Remember this advice isn't official. There is no guarantee it will reflect your experience because university applications can change between years. Check the official Cambridge and Oxford websites for more accurate information on this year's application format and the required tests.

Also, someone else's experience may not reflect your own. Most interviews are more like conversations than tests and like, any conversation, they are quite interactive.

Interview Format

Test taken: History Aptitude Test (HAT)
Number of interviews: 1
Length of interviews: 1 hour
Online interview: Yes

What happened in your interview? How did you feel?
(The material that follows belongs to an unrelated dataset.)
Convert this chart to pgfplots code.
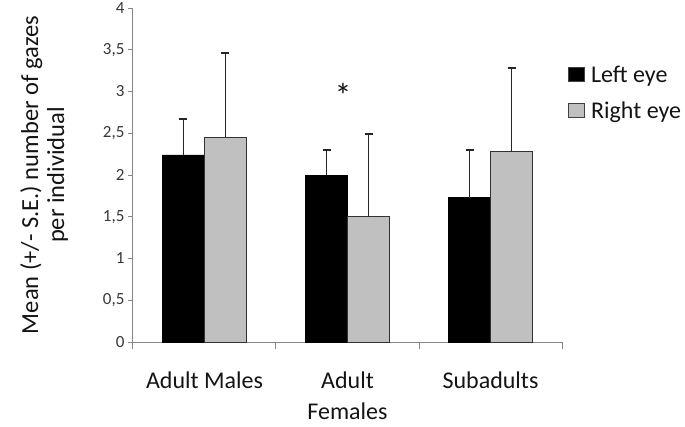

Almost my entire interview, aside from introductions, was spent discussing the History essay that I had submitted. I was told that we would discuss my personal statement as well afterwards, but we spent so long on the essay that we didn’t have time for it. I was asked many different questions about the essay, and I was challenged on some of my arguments. I felt pretty comfortable, but I had never been in an interview solely focused on discussion/argumentation, so it took me some time to settle into it.

How did you prepare for your interviews?

I knew my History essay that I submitted would be discussed during the interview, so I reread it a couple of times, and then reread my textbook and notes for the time period that I had used during school when the essay was written. I tried to accrue as much knowledge as I could on the essay’s topic.

If you took a test, how did you prepare?

I used past HAT papers to practice.

What advice would you give to future applicants?

For History applicants, I would suggest submitting an essay on a topic you are familiar and comfortable with, and if possible, to practice discussing the essay beforehand. Knowledge is important, but the ability to think on your feet, respond to arguments, and form arguments of your own is much more so.